EXERCISE ▸ Copy each line holding the string "chart".

DATA FOR PROCESSING ▸
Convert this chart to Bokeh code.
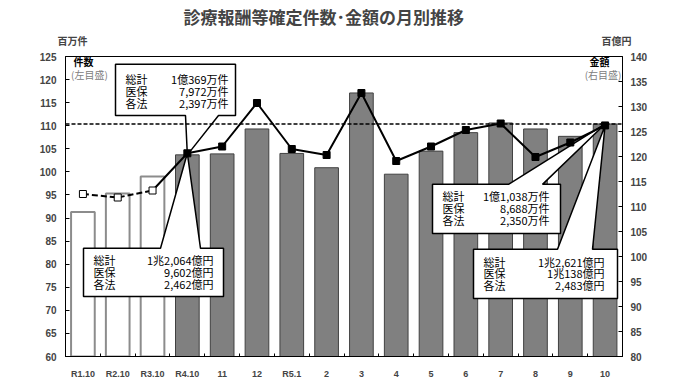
from bokeh.plotting import figure
from bokeh.models import Range1d, LinearAxis, FixedTicker, Span, Label
from bokeh.embed import file_html
from bokeh.resources import INLINE

# ---------------- data ----------------
categories = ["R1.10", "R2.10", "R3.10", "R4.10", "11", "12", "R5.1", "2",
              "3", "4", "5", "6", "7", "8", "9", "10"]
counts = [91.3, 95.3, 99.0, 103.69, 103.9, 109.3, 104.0, 100.9,
          117.1, 99.5, 104.5, 108.5, 110.6, 109.3, 107.7, 110.38]      # 百万件 (left)
amounts = [112.5, 111.8, 113.2, 120.64, 122.0, 130.7, 121.5, 120.3,
           132.7, 119.1, 122.0, 125.3, 126.6, 119.9, 122.8, 126.21]    # 百億円 (right)
n_prev = 3   # earlier-year October values (white bars / open markers)

left_ticks = list(range(60, 130, 5))
right_ticks = list(range(80, 145, 5))

row_labels = ["総計", "医保", "各法"]
count_first = ["1億369万件", "7,972万件", "2,397万件"]
amount_first = ["1兆2,064億円", "9,602億円", "2,462億円"]
count_last = ["1億1,038万件", "8,688万件", "2,350万件"]
amount_last = ["1兆2,621億円", "1兆138億円", "2,483億円"]

title = "診療報酬等確定件数･金額の月別推移"
unit_left, unit_right = "百万件", "百億円"

# ---------------- layout helpers ----------------
L_MIN, L_MAX = 60, 125
R_MIN, R_MAX = 80, 140
FL, FR, FT, FB = 65, 622, 52, 357   # plot-box edges on the page (px)
W, H = 672, 381
N = len(categories)
xc = [i + 0.5 for i in range(N)]     # category slot centres

def px_x(px):
    return (px - FL) / (FR - FL) * N

def px_yl(py):
    return L_MAX - (py - FT) * (L_MAX - L_MIN) / (FB - FT)

def px_yr(py):
    return R_MAX - (py - FT) * (R_MAX - R_MIN) / (FB - FT)

JP = "Noto Sans CJK JP"
NUM = "Liberation Sans"

p = figure(width=W, height=H, x_range=Range1d(0, N),
           y_range=Range1d(L_MIN, L_MAX), output_backend="svg",
           toolbar_location=None,
           min_border_left=FL, min_border_right=W - FR,
           min_border_top=FT, min_border_bottom=H - FB)
p.extra_y_ranges = {"amt": Range1d(R_MIN, R_MAX)}
p.extra_x_ranges = {"page": Range1d(FL, FR)}
p.xgrid.visible = False
p.ygrid.visible = False
p.outline_line_color = "black"
p.outline_line_width = 1
p.background_fill_color = "white"
p.border_fill_color = "white"

# title
p.title.text = title
p.title.align = "left"
p.title.offset = 118
p.title.text_font = JP
p.title.text_font_size = "17px"
p.title.text_font_style = "bold"
p.title.standoff = 2

# the figure's own axes
xa = p.below[0]
ya = p.left[0]

# unit texts above both value axes (an unlined axis in the top panel)
ua = LinearAxis(x_range_name="page", ticker=FixedTicker(ticks=[72, 616]),
                major_label_overrides={72: unit_left, 616: unit_right})
ua.axis_line_color = None
ua.major_tick_line_color = None
ua.minor_tick_line_color = None
ua.major_label_text_font = JP
ua.major_label_text_font_style = "bold"
ua.major_label_text_font_size = "10px"
ua.major_label_standoff = 3
p.add_layout(ua, "above")

# left axis
ya.ticker = FixedTicker(ticks=left_ticks)
ya.major_tick_in = 4
ya.major_tick_out = 0
ya.minor_tick_line_color = None
ya.axis_line_color = "black"
ya.major_label_text_font = NUM
ya.major_label_text_font_style = "bold"
ya.major_label_text_font_size = "10px"
ya.major_label_standoff = 9

# right axis
ra = LinearAxis(y_range_name="amt", ticker=FixedTicker(ticks=right_ticks))
ra.major_tick_in = 4
ra.major_tick_out = 0
ra.minor_tick_line_color = None
ra.axis_line_color = "black"
ra.major_label_text_font = NUM
ra.major_label_text_font_style = "bold"
ra.major_label_text_font_size = "10px"
ra.major_label_standoff = 8
p.add_layout(ra, "right")

# x axis: labels at slot centres, small inside ticks at slot boundaries
xa.ticker = FixedTicker(ticks=xc, minor_ticks=list(range(N + 1)))
xa.major_label_overrides = {c: cat for c, cat in zip(xc, categories)}
xa.major_tick_line_color = None
xa.minor_tick_in = 3
xa.minor_tick_out = 0
xa.minor_tick_line_color = "black"
xa.axis_line_color = "black"
xa.major_label_text_font = NUM
xa.major_label_text_font_style = "bold"
xa.major_label_text_font_size = "9px"
xa.major_label_standoff = 6

# ---------------- bars ----------------
p.vbar(x=xc[:n_prev], top=counts[:n_prev], bottom=0, width=0.68,
       fill_color="white", line_color="#8c8c8c", line_width=2)
p.vbar(x=xc[n_prev:], top=counts[n_prev:], bottom=0, width=0.68,
       fill_color="#808080", line_color="#404040", line_width=1)

# ---------------- callouts ----------------
def callout(x0, x1, y0, y1, b0, b1, tip, bottom_wedge, yconv):
    X0, X1, B0, B1 = px_x(x0), px_x(x1), px_x(b0), px_x(b1)
    Y0, Y1 = yconv(y0), yconv(y1)
    tx, ty = tip
    if bottom_wedge:
        xs = [X0, X1, X1, B1, tx, B0, X0]
        ys = [Y0, Y0, Y1, Y1, ty, Y1, Y1]
    else:
        xs = [X0, B0, tx, B1, X1, X1, X0]
        ys = [Y0, Y0, ty, Y0, Y0, Y1, Y1]
    return xs, ys

i0 = n_prev          # first current month (R4.10)
il = N - 1           # latest month

xs, ys = callout(115, 235, 60, 112, 185, 218, (xc[i0], counts[i0]), True, px_yl)
p.patch(xs, ys, fill_color="white", line_color="black", line_width=1.5)
xs, ys = callout(83, 223, 247, 296, 160, 200, (xc[i0], amounts[i0]), False, px_yr)
p.patch(xs, ys, fill_color="white", line_color="black", line_width=1.5, y_range_name="amt")
xs, ys = callout(473, 617, 248, 298, 557, 592, (xc[il], amounts[il]), False, px_yr)
p.patch(xs, ys, fill_color="white", line_color="black", line_width=1.5, y_range_name="amt")
xs, ys = callout(432, 560, 182, 232, 508, 542, (xc[il], counts[il]), False, px_yl)
p.patch(xs, ys, fill_color="white", line_color="black", line_width=1.5)

# reference level of latest count
p.add_layout(Span(location=counts[-1], dimension="width", line_color="black",
                  line_width=1.5, line_dash="4 2"))

# ---------------- amount line ----------------
p.line(x=xc[:n_prev], y=amounts[:n_prev], line_color="black",
       line_width=2, line_dash="6 3", y_range_name="amt")
p.line(x=xc[n_prev - 1:], y=amounts[n_prev - 1:], line_color="black",
       line_width=2, y_range_name="amt")
p.scatter(x=xc[:n_prev], y=amounts[:n_prev], marker="square", size=7,
          fill_color="white", line_color="black", line_width=1, y_range_name="amt")
p.scatter(x=xc[n_prev:], y=amounts[n_prev:], marker="square", size=7,
          fill_color="black", line_color="black", y_range_name="amt")

# ---------------- texts ----------------
def lab(px, py, text, align="left", size="11px", style="normal", color="black", font=JP):
    p.add_layout(Label(x=px_x(px), y=px_yl(py), text=text, text_align=align,
                       text_baseline="middle", text_font=font, text_font_size=size,
                       text_font_style=style, text_color=color))

def box_text(lx, rx, rows_y, values):
    for name, val, yy in zip(row_labels, values, rows_y):
        lab(lx, yy, name)
        lab(rx, yy, val, align="right")

box_text(125, 228, [75, 87, 99], count_first)
box_text(93, 213, [259, 271, 283], amount_first)
box_text(442, 549, [194, 206, 218], count_last)
box_text(483, 604, [261, 272, 284], amount_last)

lab(83, 57, "件数", align="center", size="10px", style="bold")
lab(89, 70, "(左目盛)", align="center", size="10px", color="#808080")
lab(599, 57, "金額", align="center", size="10px", style="bold")
lab(621, 70, "(右目盛)", align="right", size="10px", color="#808080")

open("out.html", "w").write(file_html(p, INLINE))
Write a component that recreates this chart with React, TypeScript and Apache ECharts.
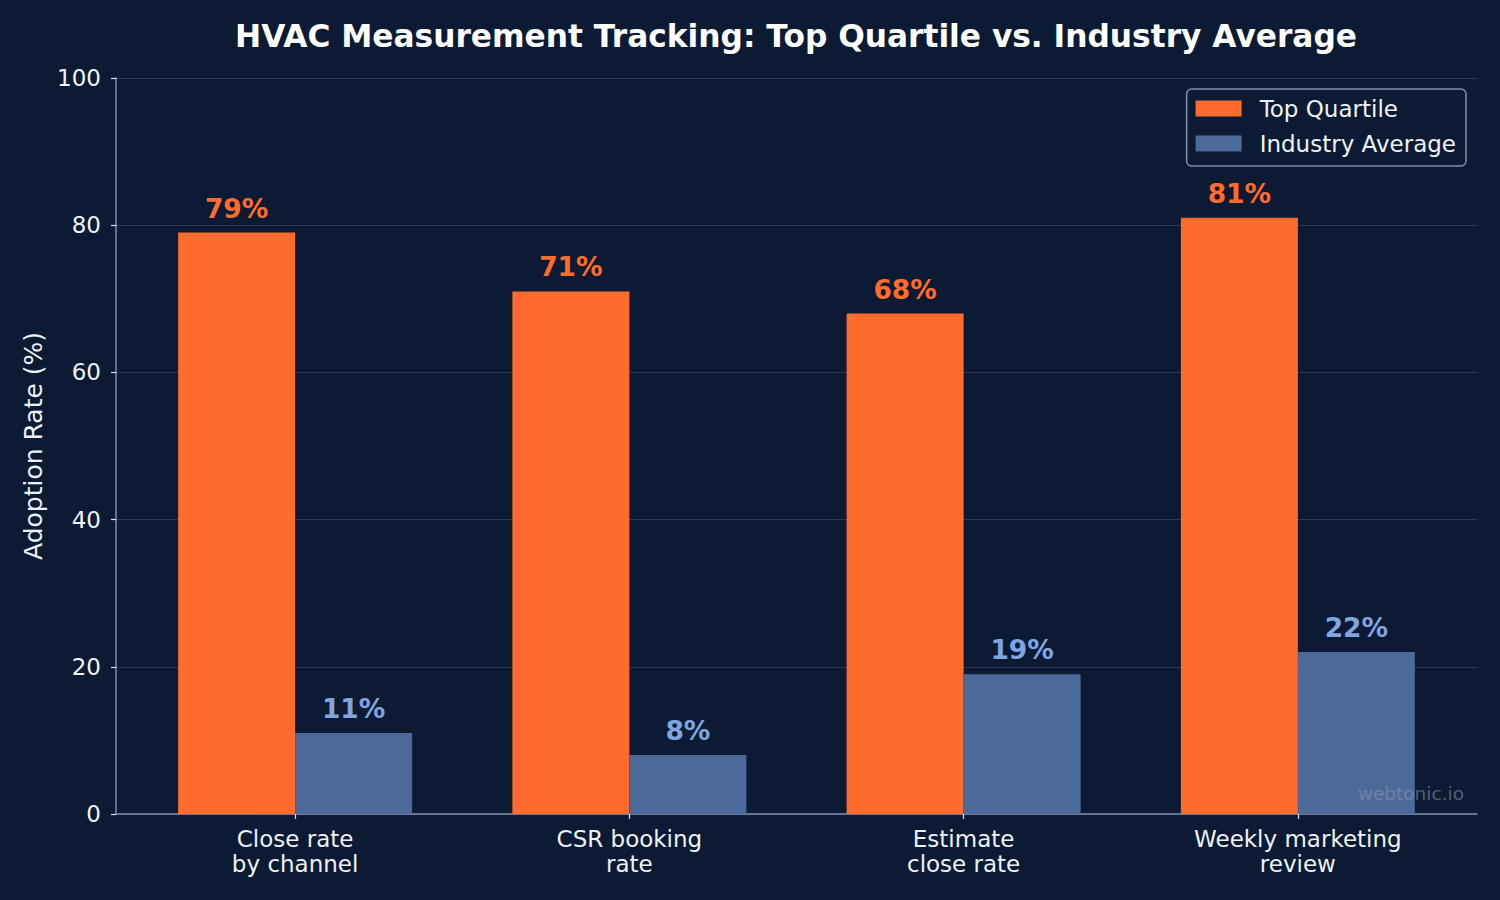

THE RESULT ▸
Convert this chart to Bokeh code.
Write a component that recreates this chart with React, TypeScript and Apache ECharts.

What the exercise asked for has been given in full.